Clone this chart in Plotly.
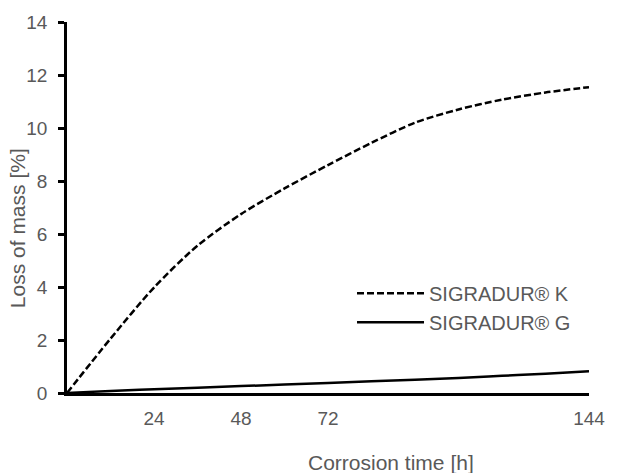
import plotly.graph_objects as go

# Data
time_h = [0, 12, 24, 36, 48, 60, 72, 84, 96, 108, 120, 132, 144]
sigradur_k = [0, 2.05, 3.98, 5.56, 6.75, 7.72, 8.6, 9.44, 10.2, 10.7, 11.07, 11.34, 11.54]
sigradur_g = [0, 0.08, 0.14, 0.2, 0.26, 0.32, 0.38, 0.44, 0.5, 0.57, 0.65, 0.73, 0.82]
x_ticks = [24, 48, 72, 144]
y_ticks = [0, 2, 4, 6, 8, 10, 12, 14]

FONT = "Liberation Sans, Arial, sans-serif"
GRAY = "#595959"

fig = go.Figure()
fig.add_trace(go.Scatter(x=time_h, y=sigradur_k, mode="lines", name="SIGRADUR® K",
                         line=dict(color="black", width=2.5, dash="7px,3px", shape="spline", smoothing=0.8)))
fig.add_trace(go.Scatter(x=time_h, y=sigradur_g, mode="lines", name="SIGRADUR® G",
                         line=dict(color="black", width=2.5, shape="spline")))

fig.update_layout(
    width=617, height=473,
    margin=dict(l=67, r=19, t=21, b=80),
    plot_bgcolor="white", paper_bgcolor="white",
    font=dict(family=FONT, size=19, color=GRAY),
    showlegend=True,
    legend=dict(x=0.546, y=0.2295, xanchor="left", yanchor="middle",
                bgcolor="rgba(0,0,0,0)", font=dict(size=20, color=GRAY),
                itemwidth=67, tracegroupgap=0),
    xaxis=dict(range=[0, 144], tickmode="array", tickvals=x_ticks,
               ticktext=[str(v) for v in x_ticks], ticks="", showgrid=False,
               zeroline=False, showline=True, linecolor="black", linewidth=2.5,
               tickfont=dict(size=19, color=GRAY), ticklabelstandoff=6),
    yaxis=dict(range=[0, 14], tickmode="array", tickvals=y_ticks, ticks="outside",
               ticklen=6, tickwidth=2.5, tickcolor="black", showgrid=False,
               zeroline=False, showline=True, linecolor="black", linewidth=2.5,
               tickfont=dict(size=19, color=GRAY), ticklabelstandoff=7),
    annotations=[
        dict(text="Corrosion time [h]", xref="paper", yref="paper", x=0.621, y=-0.186,
             xanchor="center", yanchor="middle", showarrow=False, font=dict(size=21, color=GRAY)),
        dict(text="Loss of mass [%]", xref="paper", yref="paper", x=-0.096, y=0.444,
             xanchor="center", yanchor="middle", textangle=-90, showarrow=False,
             font=dict(size=21, color=GRAY)),
    ],
)

fig.write_html("out.html")
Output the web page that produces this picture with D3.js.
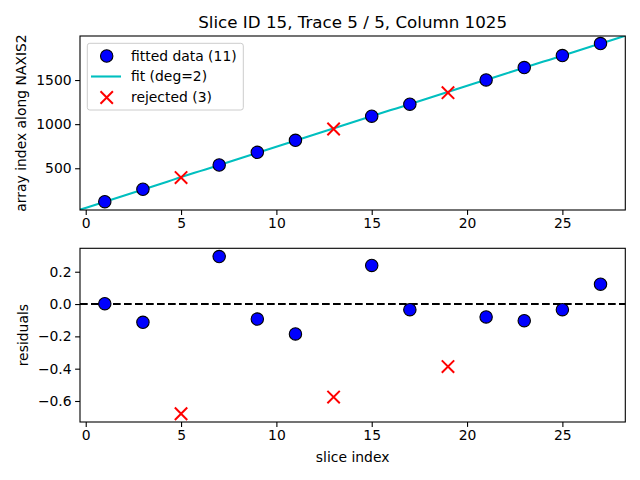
<!DOCTYPE html>
<html>
<head>
<meta charset="utf-8">
<script src="https://cdn.jsdelivr.net/npm/d3@7"></script>
<style>
  body { margin: 0; background: #fff; }
  text { font-family: "DejaVu Sans", sans-serif; fill: #000; }
</style>
</head>
<body>
<div id="chart"></div>
<script>
// slices used in the fit and their measured positions
const fittedX = [1, 3, 7, 9, 11, 15, 17, 21, 23, 25, 27];
const fittedY = [121, 262, 537, 681, 817, 1090, 1226, 1501, 1641, 1777, 1913];
const fittedRes = [0.002, -0.113, 0.294, -0.093, -0.185, 0.239, -0.035, -0.080, -0.103, -0.035, 0.123];

// rejected slices
const rejectedX = [5, 13, 19];
const rejectedY = [394, 945, 1357];
const rejectedRes = [-0.679, -0.576, -0.387];

// fit polynomial coefficients (deg=2): c0 + c1*x + c2*x^2
const fitCoef = [51.4, 69.6, -0.024];

const xTicks = [0, 5, 10, 15, 20, 25];
const topTicks = [500, 1000, 1500];
const botTicks = [0.2, 0.0, -0.2, -0.4, -0.6];

const width = 640, height = 480;
const margin = { left: 80, right: 640 - 625.3 };
const topBox = { top: 36, bottom: 210 };
const botBox = { top: 248.3, bottom: 422 };

const svg = d3.select("#chart").append("svg")
    .attr("width", width)
    .attr("height", height);

const x = d3.scaleLinear()
    .domain([-0.3, 28.3])
    .range([margin.left, width - margin.right]);

const yTop = d3.scaleLinear()
    .domain([27, 1999])
    .range([topBox.bottom, topBox.top]);

const yBot = d3.scaleLinear()
    .domain([-0.730, 0.345])
    .range([botBox.bottom, botBox.top]);

const fmtMinus = s => s.replace("-", "\u2212");

function drawAxes(y, box, yticks, yfmt) {
    const g = svg.append("g");

    const ax = g.append("g")
        .attr("transform", `translate(0,${box.bottom})`)
        .call(d3.axisBottom(x).tickValues(xTicks).tickSize(4.9).tickPadding(3.5).tickFormat(d3.format("d")));
    ax.select(".domain").remove();

    const ay = g.append("g")
        .attr("transform", `translate(${margin.left},0)`)
        .call(d3.axisLeft(y).tickValues(yticks).tickSize(4.9).tickPadding(3.5).tickFormat(yfmt));
    ay.select(".domain").remove();

    g.selectAll(".tick line").attr("stroke", "#000").attr("stroke-width", 1.1);
    g.selectAll(".tick text")
        .style("font-family", "DejaVu Sans, sans-serif")
        .style("font-size", "13.9px")
        .attr("fill", "#000");

    return g;
}

function drawFrame(box) {
    svg.append("rect")
        .attr("x", margin.left)
        .attr("y", box.top)
        .attr("width", width - margin.right - margin.left)
        .attr("height", box.bottom - box.top)
        .attr("fill", "none")
        .attr("stroke", "#000")
        .attr("stroke-width", 1.1);
}

function drawCircles(g, xs, ys, y) {
    g.selectAll("circle.pt")
        .data(xs.map((d, i) => [d, ys[i]]))
        .join("circle")
        .attr("class", "pt")
        .attr("cx", d => x(d[0]))
        .attr("cy", d => y(d[1]))
        .attr("r", 6.2)
        .attr("fill", "#0000ff")
        .attr("stroke", "#000")
        .attr("stroke-width", 1.1);
}

function crossPath(cx, cy, s) {
    return `M${cx - s},${cy - s}L${cx + s},${cy + s}M${cx - s},${cy + s}L${cx + s},${cy - s}`;
}

function drawCrosses(g, xs, ys, y) {
    g.selectAll("path.rej")
        .data(xs.map((d, i) => [d, ys[i]]))
        .join("path")
        .attr("class", "rej")
        .attr("d", d => crossPath(x(d[0]), y(d[1]), 6.2))
        .attr("stroke", "#ff0000")
        .attr("stroke-width", 2)
        .attr("fill", "none");
}

// ---------- top panel ----------
svg.append("clipPath").attr("id", "clipTop")
    .append("rect")
    .attr("x", margin.left).attr("y", topBox.top)
    .attr("width", width - margin.right - margin.left)
    .attr("height", topBox.bottom - topBox.top);

drawAxes(yTop, topBox, topTicks, d3.format("d"));

const topG = svg.append("g");

const fit = xx => fitCoef[0] + fitCoef[1] * xx + fitCoef[2] * xx * xx;
const xs = d3.range(0, 101).map(i => x.domain()[0] + (x.domain()[1] - x.domain()[0]) * i / 100);

topG.append("path")
    .datum(xs)
    .attr("clip-path", "url(#clipTop)")
    .attr("d", d3.line().x(d => x(d)).y(d => yTop(fit(d))))
    .attr("fill", "none")
    .attr("stroke", "#00bfbf")
    .attr("stroke-width", 2.1);

drawCircles(topG, fittedX, fittedY, yTop);
drawCrosses(topG, rejectedX, rejectedY, yTop);
drawFrame(topBox);

// legend
const legend = svg.append("g");
legend.append("rect")
    .attr("x", 87.3).attr("y", 43.3)
    .attr("width", 156).attr("height", 66.7)
    .attr("rx", 2.5)
    .attr("fill", "#fff").attr("fill-opacity", 0.8)
    .attr("stroke", "#cccccc").attr("stroke-width", 1);

const legendItems = ["fitted data (11)", "fit (deg=2)", "rejected (3)"];
const rowY = [56, 76.5, 97.5];

legend.append("circle")
    .attr("cx", 106.7).attr("cy", rowY[0]).attr("r", 6.2)
    .attr("fill", "#0000ff").attr("stroke", "#000").attr("stroke-width", 1.1);
legend.append("line")
    .attr("x1", 91).attr("x2", 121).attr("y1", rowY[1]).attr("y2", rowY[1])
    .attr("stroke", "#00bfbf").attr("stroke-width", 2.1);
legend.append("path")
    .attr("d", crossPath(106.7, rowY[2], 6.2))
    .attr("stroke", "#ff0000").attr("stroke-width", 2).attr("fill", "none");

legend.selectAll("text.lab")
    .data(legendItems)
    .join("text")
    .attr("class", "lab")
    .attr("x", 131)
    .attr("y", (d, i) => rowY[i])
    .attr("dy", "0.35em")
    .style("font-size", "13.9px")
    .text(d => d);

// title and y label
svg.append("text")
    .attr("x", (margin.left + width - margin.right) / 2)
    .attr("y", 28)
    .attr("text-anchor", "middle")
    .style("font-size", "16.7px")
    .text("Slice ID 15, Trace 5 / 5, Column 1025");

svg.append("text")
    .attr("transform", `translate(26,${(topBox.top + topBox.bottom) / 2}) rotate(-90)`)
    .attr("text-anchor", "middle")
    .style("font-size", "13.9px")
    .text("array index along NAXIS2");

// ---------- bottom panel ----------
drawAxes(yBot, botBox, botTicks, d => fmtMinus(d3.format(".1f")(d)));

const botG = svg.append("g");

botG.append("line")
    .attr("x1", x.range()[0]).attr("x2", x.range()[1])
    .attr("y1", yBot(0)).attr("y2", yBot(0))
    .attr("stroke", "#000")
    .attr("stroke-width", 2.1)
    .attr("stroke-dasharray", "7.7,3.3");

drawCircles(botG, fittedX, fittedRes, yBot);
drawCrosses(botG, rejectedX, rejectedRes, yBot);
drawFrame(botBox);

svg.append("text")
    .attr("transform", `translate(28,${(botBox.top + botBox.bottom) / 2}) rotate(-90)`)
    .attr("text-anchor", "middle")
    .style("font-size", "13.9px")
    .text("residuals");

svg.append("text")
    .attr("x", (margin.left + width - margin.right) / 2)
    .attr("y", 462)
    .attr("text-anchor", "middle")
    .style("font-size", "13.9px")
    .text("slice index");
</script>
</body>
</html>
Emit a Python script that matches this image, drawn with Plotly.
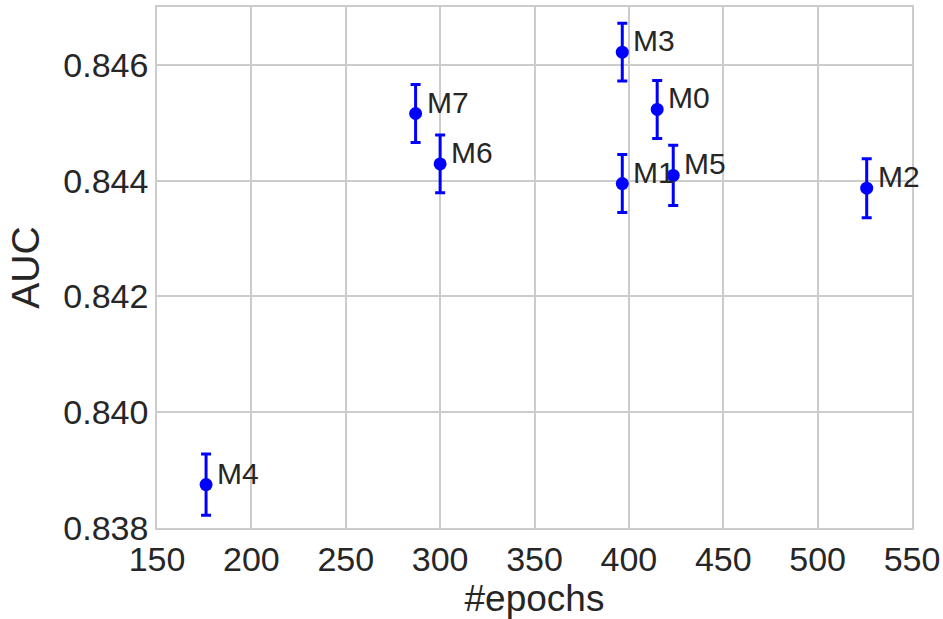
import plotly.graph_objects as go

# Training epochs, mean AUC and spread for each model variant
models = ["M0", "M1", "M2", "M3", "M4", "M5", "M6", "M7"]
epochs = [415, 396.5, 526, 396.5, 176, 423.5, 300, 287]
auc = [0.84523, 0.84395, 0.84387, 0.84622, 0.83875, 0.84409, 0.84429, 0.84516]
auc_err = [0.0005, 0.0005, 0.00051, 0.0005, 0.00053, 0.00052, 0.0005, 0.0005]

FONT = "Liberation Sans, Arial, sans-serif"
TXT = "#262626"
GRID = "#cccccc"

fig = go.Figure()
fig.add_trace(go.Scatter(
    x=epochs, y=auc, mode="markers",
    marker=dict(color="#0000ff", size=13),
    error_y=dict(type="data", array=auc_err, color="#0000ff",
                 thickness=3, width=5),
    showlegend=False,
))

for name, xv, yv in zip(models, epochs, auc):
    fig.add_annotation(x=xv, y=yv, text=name, showarrow=False,
                       xanchor="left", yanchor="bottom",
                       xshift=9, yshift=-7,
                       font=dict(family=FONT, size=30, color=TXT))

axis_common = dict(
    showgrid=True, gridcolor=GRID, gridwidth=1.5,
    showline=True, linecolor=GRID, linewidth=1.5, mirror=True,
    zeroline=False, ticks="", automargin=False,
    tickfont=dict(family=FONT, size=34, color=TXT),
)

fig.update_xaxes(range=[150, 550], dtick=50, tick0=150,
                 title=dict(text="#epochs", font=dict(family=FONT, size=37, color=TXT),
                            standoff=10),
                 **axis_common)
fig.update_yaxes(range=[0.838, 0.847], tickvals=[0.838, 0.840, 0.842, 0.844, 0.846],
                 tickformat=".3f",
                 title=dict(text="AUC", font=dict(family=FONT, size=39, color=TXT),
                            standoff=12),
                 **axis_common)

fig.update_layout(
    width=943, height=619,
    margin=dict(l=157, r=31, t=7, b=91),
    plot_bgcolor="white", paper_bgcolor="white",
)

fig.write_html("out.html")
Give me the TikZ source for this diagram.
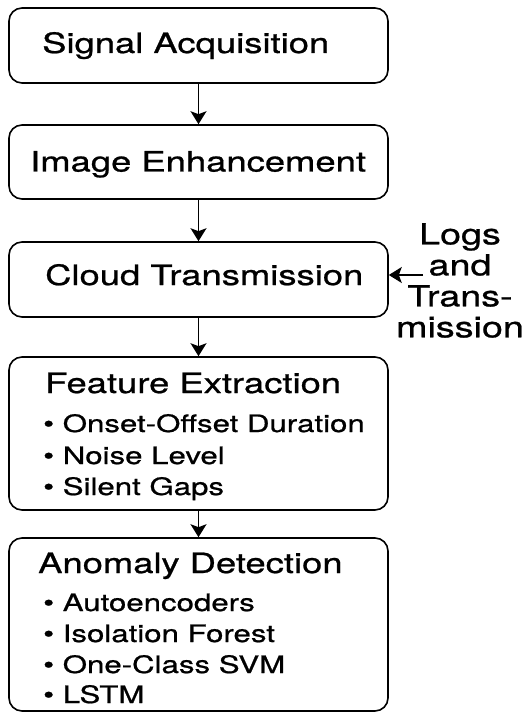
\documentclass[tikz,border=0pt]{standalone}
\usepackage{fontspec}
\setmainfont{TeX Gyre Heros}[FakeStretch=1.3,FakeBold=0.8]
\usetikzlibrary{arrows.meta}
\begin{document}
\begin{tikzpicture}[x=1pt,y=-1pt,
  box/.style={draw, line width=1.6pt, rounded corners=13pt, inner sep=0pt,
              minimum width=379pt},
  ttl/.style={anchor=base west, inner sep=0pt, font=\fontsize{28}{30}\selectfont},
  itm/.style={anchor=base west, inner sep=0pt, font=\fontsize{24}{28}\selectfont},
  side/.style={anchor=north, inner sep=0pt, align=center,
               font=\fontsize{29}{31}\selectfont},
  arr/.style={-{Stealth[length=13pt,width=16pt,inset=3pt]}, line width=1.5pt}]
\useasboundingbox (0,0) rectangle (524,714);

% pipeline stages
\node[box, minimum height=75pt]  (b1) at (198.5,45.5)  {};
\node[box, minimum height=74pt]  (b2) at (198.5,162)   {};
\node[box, minimum height=75pt]  (b3) at (198.5,279.5) {};
\node[box, minimum height=153pt] (b4) at (198.5,433.5) {};
\node[box, minimum height=173pt] (b5) at (198.5,624.5) {};

% stage titles
\node[ttl] (t1) at (42,53)    {Signal Acquisition};
\node[ttl] (t2) at (30,171.5) {Image Enhancement};
\node[ttl] (t3) at (45,285)   {Cloud Transmission};
\node[ttl] (t4) at (45,393)   {Feature Extraction};
\node[ttl] (t5) at (38,573)   {Anomaly Detection};

% feature list
\node[itm] (f1) at (43,432) {\textbullet\ Onset-Offset Duration};
\node[itm] (f2) at (43,464) {\textbullet\ Noise Level};
\node[itm] (f3) at (43,495) {\textbullet\ Silent Gaps};

% detector list
\node[itm] (a1) at (43,611) {\textbullet\ Autoencoders};
\node[itm] (a2) at (43,642) {\textbullet\ Isolation Forest};
\node[itm] (a3) at (43,673) {\textbullet\ One-Class SVM};
\node[itm] (a4) at (43,703) {\textbullet\ LSTM};

% side input
\node[side] (logs) at (460,223) {Logs\\and\\Trans-\\mission};
\coordinate (logtail) at (423,275);

% connectors
\draw[arr] (b1.south) -- (b2.north);
\draw[arr] (b2.south) -- (b3.north);
\draw[arr] (b3.south) -- (b4.north);
\draw[arr] (b4.south) -- (b5.north);
\draw[arr] (logtail) -- (logtail -| b3.east);
\end{tikzpicture}
\end{document}
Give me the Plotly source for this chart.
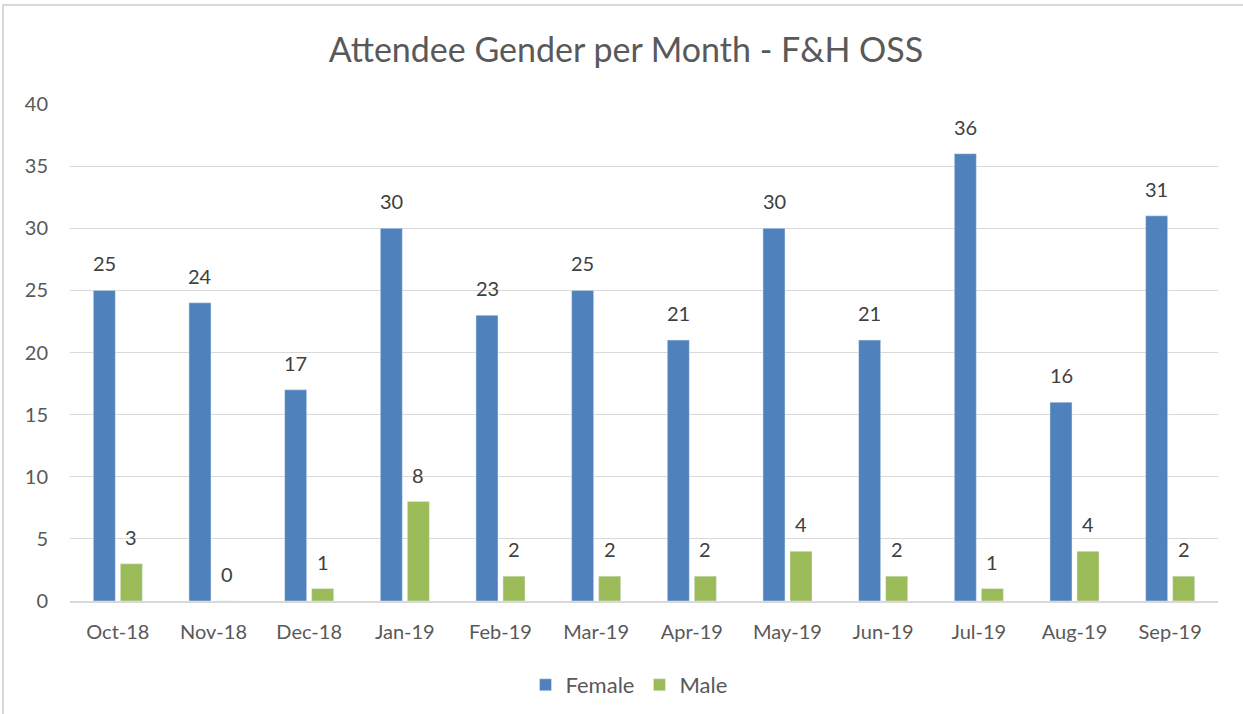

━━━━━━

Search the data for the string "Give". List each line that has it.

Give me the TikZ source for this diagram.
Give me the Plotly source for this chart.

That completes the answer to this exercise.